My wife, Dolores, and I and her parents, Cecil and Melba Johnson, lived in Vancouver, Washington. Our “kids,” daughter Debbie and son-in-law John Gibson, lived in Renton. The News and Johnsons went to Renton for the weekend to help John and Debbie paint the exterior of their home. At the time of the eruption of Mount St. Helens, we six were outside, painting the exterior of the house.

My father-in-law, Cecil, and I were hunters. When we hunted and heard shooting, we sometimes speculated on the caliber of the gun that fired the shots. When the mountain blew, we heard the explosion, and Cecil remarked, “That fellow has a big gun.”

A nearby neighbor was a Washington State Patrolman and was home but had his police radio turned on so he could receive calls.
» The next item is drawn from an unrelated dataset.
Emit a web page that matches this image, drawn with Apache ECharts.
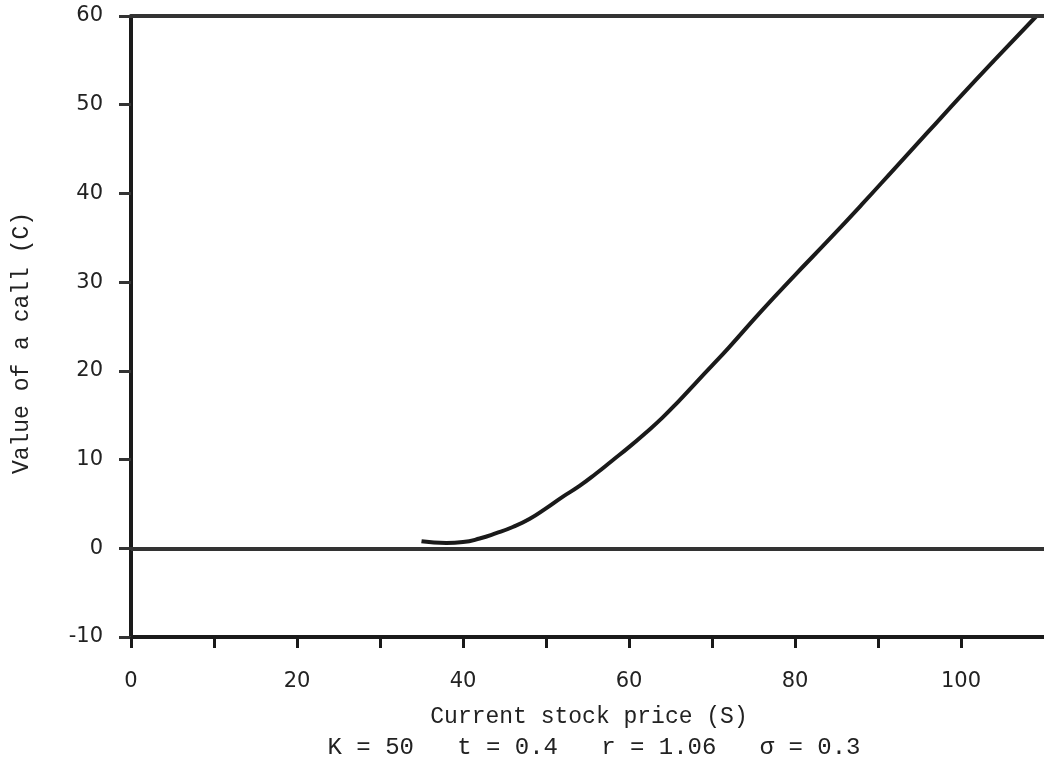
<!DOCTYPE html>
<html>
<head>
<meta charset="utf-8">
<script src="https://cdn.jsdelivr.net/npm/echarts@6/dist/echarts.min.js"></script>
<style>
  html, body { margin: 0; padding: 0; background: #fff; }
  #chart { width: 1044px; height: 771px; }
</style>
</head>
<body>
<div id="chart"></div>
<script>
// Call value C against current stock price S
const stockPrice = [35, 38, 40, 42, 44, 46, 48, 50, 52, 54, 56, 58, 60, 62, 64, 66, 68, 70, 72, 76, 80, 84, 88, 92, 96, 100, 104, 109.1];
const callValue  = [0.8, 0.6, 0.7, 1.1, 1.7, 2.4, 3.3, 4.5, 5.8, 7.0, 8.4, 9.9, 11.4, 13.0, 14.7, 16.6, 18.6, 20.6, 22.6, 26.8, 30.8, 34.7, 38.7, 42.8, 46.9, 51.0, 55.0, 60.0];

// Reference lines drawn across the plot
const refLevels = [0, 60];

const xTitle = 'Current stock price (S)';
const yTitle = 'Value of a call (C)';
const paramLine = 'K = 50   t = 0.4   r = 1.06   σ = 0.3';

const monoFont = '"Liberation Mono", "DejaVu Sans Mono", monospace';
const tickFont = '"DejaVu Sans", "Liberation Sans", sans-serif';
const ink = '#1a1a1a';

const chart = echarts.init(document.getElementById('chart'), null, { renderer: 'canvas' });

chart.setOption({
  backgroundColor: '#ffffff',
  animation: false,
  grid: { left: 131, top: 16, width: 917, height: 621, containLabel: false },
  xAxis: {
    type: 'value',
    min: 0, max: 110, interval: 10,
    position: 'bottom',
    axisLine: { show: true, onZero: false, lineStyle: { color: ink, width: 4 } },
    axisTick: { show: true, inside: false, length: 11, lineStyle: { color: ink, width: 3 } },
    axisLabel: {
      margin: 34, fontSize: 21, color: '#222', fontFamily: tickFont,
      showMaxLabel: false,
      formatter: v => (v % 20 === 0 && v <= 100) ? String(v) : ''
    },
    splitLine: { show: false }
  },
  yAxis: {
    type: 'value',
    min: -10, max: 60, interval: 10,
    axisLine: { show: true, onZero: false, lineStyle: { color: ink, width: 4 } },
    axisTick: { show: true, inside: false, length: 12, lineStyle: { color: '#333', width: 3 } },
    axisLabel: { margin: 28, fontSize: 21, color: '#222', fontFamily: tickFont },
    splitLine: { show: false }
  },
  graphic: [
    {
      type: 'text',
      x: 22, y: 343, rotation: Math.PI / 2,
      style: { text: yTitle, font: '23px ' + monoFont, fill: '#222', align: 'center', verticalAlign: 'middle' }
    },
    {
      type: 'text',
      x: 589, y: 717,
      style: { text: xTitle, font: '23px ' + monoFont, fill: '#222', align: 'center', verticalAlign: 'middle' }
    },
    {
      type: 'text',
      x: 594, y: 748,
      style: { text: paramLine, font: '24px ' + monoFont, fill: '#222', align: 'center', verticalAlign: 'middle' }
    }
  ],
  series: [
    {
      type: 'line',
      data: stockPrice.map((s, i) => [s, callValue[i]]),
      smooth: 0.5,
      symbol: 'none',
      lineStyle: { color: ink, width: 4 },
      markLine: {
        silent: true,
        symbol: ['none', 'none'],
        label: { show: false },
        lineStyle: { color: '#333', width: 4, type: 'solid' },
        data: refLevels.map(v => ({ yAxis: v }))
      }
    }
  ]
});
</script>
</body>
</html>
He immediately got a radio call on the police network that St. Helens had erupted. He walked over to where we were painting and told us.

The sound of the eruption had bounced off various layers of the atmosphere, and though some people closer to the eruption did not hear the sound, we heard it clearly in Renton.

The Gibson home happened to be in an area with surrounding hills. We walked up the road to a higher elevation where we could clearly see Mount St. Helens, and we watched the eruption from that vantage.

We had planned to return to Vancouver, on Monday, the day after the eruption. When the mountain blew, the hot gases melted the snow and glaciers, causing great flooding of the local rivers, mainly the Toutle River. This flooding temporarily flooded Interstate 5, preventing us from driving home to Vancouver. We stayed in Renton for a few days, closely watching the plumes from the mountain.

One of our favorite places to visit and camp had been Spirit Lake at the foot of Mount St. Helens. When we camped there, we would rent a boat from Harry Truman, who was killed in the eruption.

Howard and Rose Grafton of Portland, had a cabin at Swift Creek on the south side of Mount St. Helens. They kept trying to call us about the eruption and — not knowing we had gone to Renton for the weekend and fearing we might have been among the people killed in the eruption — were about to notify authorities that we were among the missing. Before making that call, they decided to call the Gibsons in Renton and they found us safe.

By the way, about two weeks before Mount St. Helens erupted, Dolores and I hosted Reid and Faye Blackburn for dinner at our home. Reid was freelancing for National Geographic and was killed in the eruption of Mount St. Helens. Reid was a photographer, and I was a typesetter and ad designer for The Columbian newspaper in Vancouver.